After his military service, his mother Volumnia (Vanessa Redgrave) urges him to run for Consul — a high political office — and Coriolanus accepts. He’s a soldier first but a devoted patriot always. Until he faces the scorn of his fellow citizens.
Coriolanus doesn’t realize that military service and patriotism aren't enough to earn him elected office. It isn’t enough for the voters that he has military wounds all over his body. He is asked to show them off repeatedly as if the deepness of a man’s scars indicates how much he loves his country.
Based on William Shakespeare's play of the same name, this story features complicated and thought-provoking characters. Coriolanus is a hero, but his belligerence towards the public is one of his greatest political weaknesses. At times, he connects with them and wins them over. But that changes when his political adversaries undermine his honor and question his patriotism. It isn’t only once that he is labeled a traitor when he runs for office.

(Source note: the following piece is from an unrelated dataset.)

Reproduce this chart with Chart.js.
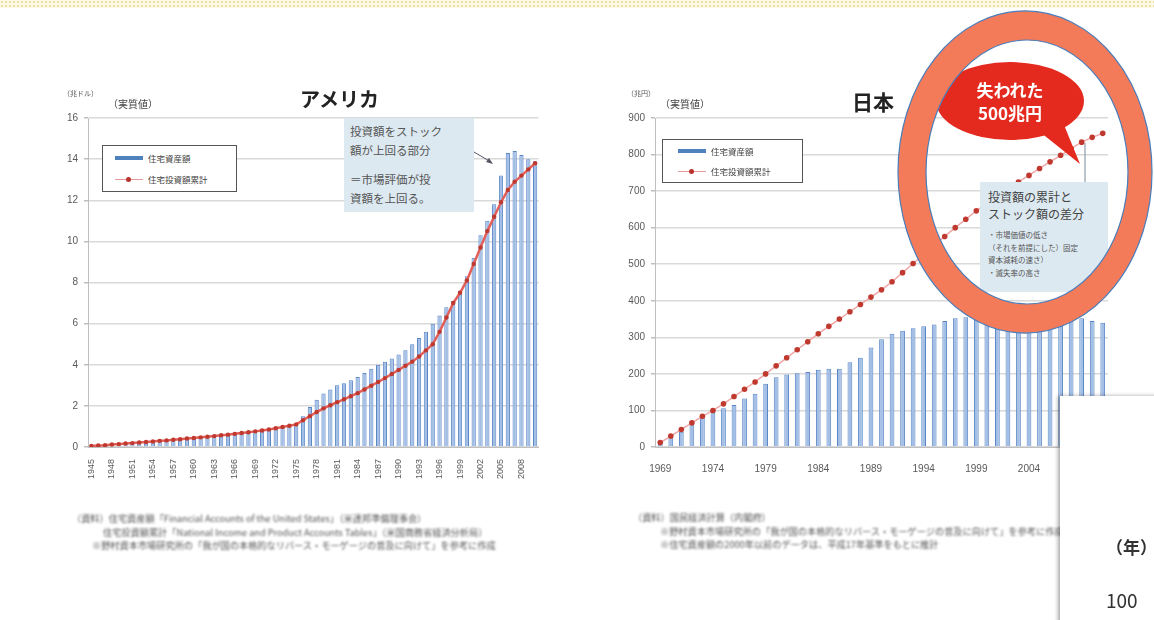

The betrayal of his fellow countrymen ultimately leads the title character out of the city, and he eventually befriends a former adversary (Gerard Butler) and pledges to seek vengeance on the city of Rome—a city that used him up and threw him away like a piece of meat.

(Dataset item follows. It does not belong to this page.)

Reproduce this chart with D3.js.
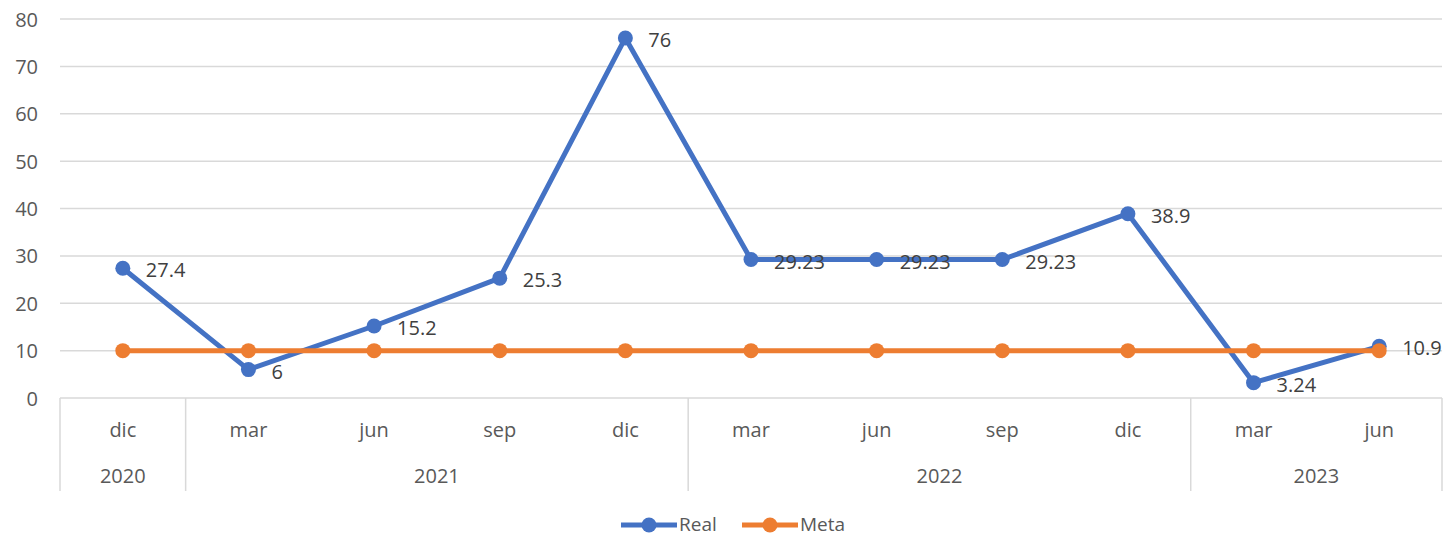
<!DOCTYPE html>
<html><head><meta charset="utf-8">
<script src="https://cdn.jsdelivr.net/npm/d3@7"></script>
<style>
html,body{margin:0;padding:0;background:#fff;}
svg text{font-family:"Open Sans","Noto Sans",sans-serif;}
</style></head>
<body>
<svg id="chart" width="1445" height="537"></svg>
<script>
const months = ["dic","mar","jun","sep","dic","mar","jun","sep","dic","mar","jun"];
const years = ["2020","2021","2022","2023"];
const yearSpans = [1,4,4,2];
const realValues = [27.4,6,15.2,25.3,76,29.23,29.23,29.23,38.9,3.24,10.9];
const metaValues = [10,10,10,10,10,10,10,10,10,10,10];
const yTicks = [0,10,20,30,40,50,60,70,80];
const seriesNames = ["Real","Meta"];
const seriesColors = ["#4472C4","#ED7D31"];

(function(){
const svg = d3.select("#chart");
const pLeft = 60, pRight = 1442, pTop = 19, pBottom = 398, axisBottom = 491;
const fs = "20px";
const x = d3.scaleBand().domain(d3.range(months.length)).range([pLeft,pRight]).paddingInner(0).paddingOuter(0);
const y = d3.scaleLinear().domain([0,80]).range([pBottom,pTop]);
const cx = i => x(i) + x.bandwidth()/2;

// gridlines
svg.append("g").selectAll("line").data(yTicks).join("line")
  .attr("x1",pLeft).attr("x2",pRight)
  .attr("y1",d=>y(d)).attr("y2",d=>y(d))
  .attr("stroke","#d9d9d9").attr("stroke-width",1.5);

// y axis labels
const yAxis = d3.axisLeft(y).tickValues(yTicks).tickSize(0).tickPadding(0);
const yg = svg.append("g").attr("transform",`translate(38,0)`).call(yAxis);
yg.select(".domain").remove();
yg.selectAll("text").attr("fill","#595959").style("font-size",fs).style("font-family",'"Open Sans","Noto Sans",sans-serif').attr("dy","0.35em");

// category axis boxes
let starts = [0]; yearSpans.forEach((s,i)=>starts.push(starts[i]+s));
const bounds = starts.map(i => i < months.length ? x(i) : pRight);
svg.append("g").selectAll("line").data(bounds).join("line")
  .attr("x1",d=>d).attr("x2",d=>d).attr("y1",pBottom).attr("y2",axisBottom)
  .attr("stroke","#d9d9d9").attr("stroke-width",1.5);

svg.append("g").selectAll("text").data(months).join("text")
  .attr("x",(d,i)=>cx(i)).attr("y",430).attr("dy","0.35em")
  .attr("text-anchor","middle").attr("fill","#595959").style("font-size",fs)
  .text(d=>d);

svg.append("g").selectAll("text").data(years).join("text")
  .attr("x",(d,i)=>(bounds[i]+bounds[i+1])/2).attr("y",476).attr("dy","0.35em")
  .attr("text-anchor","middle").attr("fill","#595959").style("font-size",fs)
  .text(d=>d);

// lines
const line = d3.line().x((d,i)=>cx(i)).y(d=>y(d));
const series = [realValues, metaValues];
series.forEach((vals,si)=>{
  const g = svg.append("g");
  g.append("path").datum(vals).attr("d",line).attr("fill","none")
    .attr("stroke",seriesColors[si]).attr("stroke-width",5).attr("stroke-linejoin","round");
  g.selectAll("circle").data(vals).join("circle")
    .attr("cx",(d,i)=>cx(i)).attr("cy",d=>y(d)).attr("r",7.5)
    .attr("fill",seriesColors[si]);
});

// data labels for Real
svg.append("g").selectAll("text").data(realValues).join("text")
  .attr("x",(d,i)=>cx(i)+23).attr("y",d=>y(d)+2).attr("dy","0.35em")
  .attr("fill","#404040").style("font-size",fs)
  .text(d=>d);

// legend
const legendX = [621, 742];
const lg = svg.append("g");
seriesNames.forEach((n,i)=>{
  const lx = legendX[i];
  lg.append("line").attr("x1",lx).attr("x2",lx+56).attr("y1",525).attr("y2",525)
    .attr("stroke",seriesColors[i]).attr("stroke-width",5);
  lg.append("circle").attr("cx",lx+28).attr("cy",525).attr("r",7.5).attr("fill",seriesColors[i]);
  lg.append("text").attr("x",lx+58).attr("y",524).attr("dy","0.35em")
    .attr("fill","#595959").style("font-size","19px").text(n);
});
})();
</script>
</body></html>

I am disposed to admit that the main character is a controversial one. While some may appreciate his service to his nation, others will unavoidably question the patriotism of a man who ultimately turns against his own country. Such arguments are vital to this story’s existence. In this work—as in many other Shakespeare pieces—heroes and villains are ill-defined. Who looks back at “Romeo and Juliet” and argues about who was right: the Montagues or the Capulets? Instead, we focus on the battles themselves and how they affected the characters drawn into them.

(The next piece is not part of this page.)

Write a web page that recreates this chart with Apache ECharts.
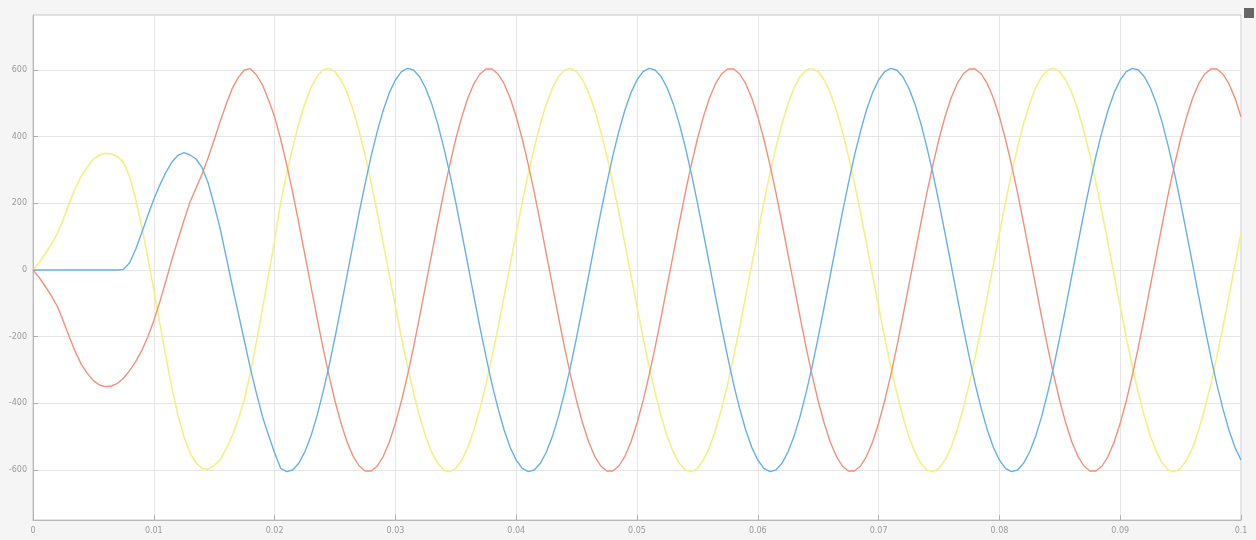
<!DOCTYPE html>
<html>
<head>
<meta charset="utf-8">
<script src="https://cdn.jsdelivr.net/npm/echarts@6/dist/echarts.min.js"></script>
<style>
html,body{margin:0;padding:0;background:#f5f5f5;}
#chart{width:1256px;height:540px;}
</style>
</head>
<body>
<div id="chart"></div>
<script>
const time = [0,0.0005,0.001,0.0015,0.002,0.0025,0.003,0.0035,0.004,0.0045,0.005,0.0055,0.006,0.0065,0.007,0.0075,0.008,0.0085,0.009,0.0095,
0.01,0.0105,0.011,0.0115,0.012,0.0125,0.013,0.0135,0.014,0.0145,0.015,0.0155,0.016,0.0165,0.017,0.0175,0.018,0.0185,0.019,0.0195,
0.02,0.0205,0.021,0.0215,0.022,0.0225,0.023,0.0235,0.024,0.0245,0.025,0.0255,0.026,0.0265,0.027,0.0275,0.028,0.0285,0.029,0.0295,
0.03,0.0305,0.031,0.0315,0.032,0.0325,0.033,0.0335,0.034,0.0345,0.035,0.0355,0.036,0.0365,0.037,0.0375,0.038,0.0385,0.039,0.0395,
0.04,0.0405,0.041,0.0415,0.042,0.0425,0.043,0.0435,0.044,0.0445,0.045,0.0455,0.046,0.0465,0.047,0.0475,0.048,0.0485,0.049,0.0495,
0.05,0.0505,0.051,0.0515,0.052,0.0525,0.053,0.0535,0.054,0.0545,0.055,0.0555,0.056,0.0565,0.057,0.0575,0.058,0.0585,0.059,0.0595,
0.06,0.0605,0.061,0.0615,0.062,0.0625,0.063,0.0635,0.064,0.0645,0.065,0.0655,0.066,0.0665,0.067,0.0675,0.068,0.0685,0.069,0.0695,
0.07,0.0705,0.071,0.0715,0.072,0.0725,0.073,0.0735,0.074,0.0745,0.075,0.0755,0.076,0.0765,0.077,0.0775,0.078,0.0785,0.079,0.0795,
0.08,0.0805,0.081,0.0815,0.082,0.0825,0.083,0.0835,0.084,0.0845,0.085,0.0855,0.086,0.0865,0.087,0.0875,0.088,0.0885,0.089,0.0895,
0.09,0.0905,0.091,0.0915,0.092,0.0925,0.093,0.0935,0.094,0.0945,0.095,0.0955,0.096,0.0965,0.097,0.0975,0.098,0.0985,0.099,0.0995,0.1];

const phaseYellow = [0,22,48,76,108,152,200,245,283,310,332,345,350,348,340,322,280,213,130,38,
-60,-160,-260,-355,-435,-501,-549,-579,-595,-598,-586,-569,-536,-497,-448,-387,-308,-215,-115,-14,88,
202,289,368,439,499,546,580,600,605,595,570,532,480,416,343,260,172,79,-16,-110,-202,-289,-368,-439,-499,-546,-580,-600,-605,-595,-570,-532,-480,-416,-343,-260,-172,-79,16,110,
202,289,368,439,499,546,580,600,605,595,570,532,480,416,343,260,172,79,-16,-110,-202,-289,-368,-439,-499,-546,-580,-600,-605,-595,-570,-532,-480,-416,-343,-260,-172,-79,16,110,
202,289,368,439,499,546,580,600,605,595,570,532,480,416,343,260,172,79,-16,-110,-202,-289,-368,-439,-499,-546,-580,-600,-605,-595,-570,-532,-480,-416,-343,-260,-172,-79,16,110,
202,289,368,439,499,546,580,600,605,595,570,532,480,416,343,260,172,79,-16,-110,-202,-289,-368,-439,-499,-546,-580,-600,-605,-595,-570,-532,-480,-416,-343,-260,-172,-79,16,110];

const phaseRed = [0,-22,-48,-76,-108,-152,-200,-245,-283,-310,-332,-345,-350,-348,-340,-324,-302,-275,-242,-201,
-152,-95,-33,31,91,149,204,246,288,337,391,446,498,545,578,600,604,585,555,510,460,
393,316,232,141,47,-47,-141,-232,-316,-393,-460,-516,-559,-588,-603,-603,-588,-559,-516,-460,-393,-316,-232,-141,-47,47,141,232,316,393,460,516,559,588,603,603,588,559,516,460,
393,316,232,141,47,-47,-141,-232,-316,-393,-460,-516,-559,-588,-603,-603,-588,-559,-516,-460,-393,-316,-232,-141,-47,47,141,232,316,393,460,516,559,588,603,603,588,559,516,460,
393,316,232,141,47,-47,-141,-232,-316,-393,-460,-516,-559,-588,-603,-603,-588,-559,-516,-460,-393,-316,-232,-141,-47,47,141,232,316,393,460,516,559,588,603,603,588,559,516,460,
393,316,232,141,47,-47,-141,-232,-316,-393,-460,-516,-559,-588,-603,-603,-588,-559,-516,-460,-393,-316,-232,-141,-47,47,141,232,316,393,460,516,559,588,603,603,588,559,516,460];

const phaseBlue = [0,0,0,0,0,0,0,0,0,0,0,0,0,0,0,2,22,62,112,163,
212,255,293,324,344,352,345,333,307,261,195,123,38,-48,-130,-213,-296,-370,-440,-496,-548,
-595,-605,-600,-580,-546,-499,-439,-368,-289,-202,-110,-16,79,172,260,343,416,480,532,570,595,605,600,580,546,499,439,368,289,202,110,16,-79,-172,-260,-343,-416,-480,-532,-570,
-595,-605,-600,-580,-546,-499,-439,-368,-289,-202,-110,-16,79,172,260,343,416,480,532,570,595,605,600,580,546,499,439,368,289,202,110,16,-79,-172,-260,-343,-416,-480,-532,-570,
-595,-605,-600,-580,-546,-499,-439,-368,-289,-202,-110,-16,79,172,260,343,416,480,532,570,595,605,600,580,546,499,439,368,289,202,110,16,-79,-172,-260,-343,-416,-480,-532,-570,
-595,-605,-600,-580,-546,-499,-439,-368,-289,-202,-110,-16,79,172,260,343,416,480,532,570,595,605,600,580,546,499,439,368,289,202,110,16,-79,-172,-260,-343,-416,-480,-532,-570];

const yTicks = [-600,-400,-200,0,200,400,600];

function pairs(vals){ return vals.map((v,i)=>[time[i], v]); }

const chart = echarts.init(document.getElementById('chart'), null, {renderer:'canvas'});
chart.setOption({
  animation:false,
  backgroundColor:'#f5f5f5',
  grid:{left:33,right:15,top:15,bottom:20,show:true,backgroundColor:'#ffffff',borderColor:'#c8c8c8',borderWidth:1},
  xAxis:{
    type:'value',min:0,max:0.1,interval:0.01,
    axisLine:{show:true,onZero:false,lineStyle:{color:'#b8b8b8'}},
    axisTick:{show:true,inside:true,length:5,lineStyle:{color:'#b0b0b0'}},
    axisLabel:{color:'#9a9a9a',fontSize:8,fontFamily:'DejaVu Sans',margin:7,formatter:v=>String(+v.toFixed(2))},
    splitLine:{show:true,lineStyle:{color:'#e6e6e6',width:1}}
  },
  yAxis:{
    type:'value',min:-750,max:765,
    axisLine:{show:true,onZero:false,lineStyle:{color:'#b8b8b8'}},
    axisTick:{show:true,inside:true,length:5,customValues:yTicks,lineStyle:{color:'#b0b0b0'}},
    axisLabel:{color:'#9a9a9a',fontSize:8,fontFamily:'DejaVu Sans',margin:6,customValues:yTicks},
    splitLine:{show:true,lineStyle:{color:'#e6e6e6',width:1}}
  },
  series:[
    {name:'c',type:'line',data:pairs(phaseYellow),showSymbol:false,lineStyle:{color:'#f4f084',width:1.6},itemStyle:{color:'#f4f084'}},
    {name:'a',type:'line',data:pairs(phaseRed),showSymbol:false,lineStyle:{color:'#f0917c',width:1.4},itemStyle:{color:'#f0917c'}},
    {name:'b',type:'line',data:pairs(phaseBlue),showSymbol:false,lineStyle:{color:'#68b1e4',width:1.4},itemStyle:{color:'#68b1e4'}}
  ],
  graphic:[
    {type:'rect',left:1244,top:8,shape:{width:10,height:10},style:{fill:'#666666'}}
  ]
});
</script>
</body>
</html>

In his directorial debut, Fiennes takes a strong story and brings out its potential creating with a strong script and solid performances. Noteworthy in particular are Fiennes and Redgrave, a woman who seems to be speaking to the audience itself when she seeks to compel her son to change alliances.
This is one film where when you arrive at the final act, you wonder to yourself if this was all worth it. How did one misstep lead to a second one and a third one and an avalanche of consequences that give this story its tragic shape? Perhaps the conclusion is inevitable. But perhaps it wasn’t.
“He who deserves greatness deserves your hate,” Coriolanus states, but the film itself deserves your applause and appreciation.